In the past for some text adventure creators there has been limits to the number of rooms, locations etc that can be created, so I'm wondering if Quest has any limitation. For example can you create an adventure with 500 rooms, you could end out with this many rooms if you were in a maze or explored 20 building with each building containing 25 rooms. Also you could have a lot of objects if some objects were an alternative to the main object (caveman, angry caveman, sleeping caveman, book, partly burnt book, etc.
I don't think there's an actual limit, but maintaining the object list could theoretically slow a ghame down.
A lot of functions (including those used in the core) work by looping over the list of all objects and checking if they're in the room we're interested in. Even just a command like "north" involves looping over every exit in the game, until one is found that's both in the current room and whose alias matches what the player typed. This could become slow with large numbers of objects (although I would expect to have tens of thousands of objects in a game before this becomes noticeable).
There may also be a limit on the memory available to the Quest interpreter. "Out of memory" errors are less common on a modern computer, but still theoretically possible.

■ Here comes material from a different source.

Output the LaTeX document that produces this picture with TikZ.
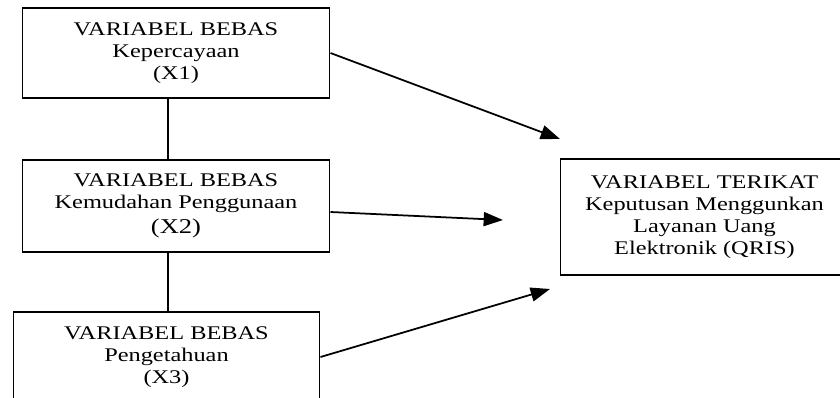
\documentclass[tikz,border=0pt]{standalone}
\usepackage{fontspec}
\setmainfont{Liberation Serif}[FakeStretch=1.26]
\usetikzlibrary{arrows.meta}
\begin{document}
\begin{tikzpicture}[x=0.02cm,y=-0.02cm,
  varbox/.style={draw,line width=0.6pt,align=center,inner sep=0pt,
    font=\fontsize{11}{12.4}\selectfont},
  link/.style={line width=1.5pt},
  panah/.style={line width=1pt,-{Triangle[length=11pt,width=8pt]}}]
\clip (0,0) rectangle (840,397);

% variabel bebas
\node[varbox,minimum width=6.16cm,minimum height=1.8cm] (x1) at (176,53)
  {VARIABEL BEBAS\\Kepercayaan\\(X1)};
\node[varbox,minimum width=6.16cm,minimum height=1.84cm] (x2) at (176,206)
  {VARIABEL BEBAS\\Kemudahan Penggunaan\\[2pt]{\fontsize{12}{14}\selectfont(X2)}};
\node[varbox,minimum width=6.14cm,minimum height=1.8cm] (x3) at (166.5,357)
  {VARIABEL BEBAS\\Pengetahuan\\(X3)};

% variabel terikat
\node[varbox,minimum width=5.78cm,minimum height=2.32cm] (y) at (704.5,217)
  {VARIABEL TERIKAT\\Keputusan Menggunkan\\Layanan Uang\\Elektronik (QRIS)};

\draw[link] ([xshift=-0.16cm]x1.south) -- ([xshift=-0.16cm]x2.north);
\draw[link] ([xshift=-0.16cm]x2.south) -- ([xshift=-0.16cm]x2.south |- x3.north);

\coordinate (t1) at (560,139);
\coordinate (t2) at (503,220);
\coordinate (t3) at (550,289);
\draw[panah] (x1.east) -- (t1);
\draw[panah] ([yshift=-0.12cm]x2.east) -- (t2);
\draw[panah] (x3.east) -- (t3);
\end{tikzpicture}
\end{document}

I'm not sure if there's some arbitrary limit to the number of objects, or to the memory allocated for them. But if there isn't, there would come a point where your computer starts relying on virtual memory, which given the way Quest is designed would be incredibly slow.
So… there might be a limit, but it's certainly not on a scale of hundreds of objects. I suspect the editor might start running slow sooner than a game being played does, bit I'd still expect it to be thousands of objects, if not tens of thousands.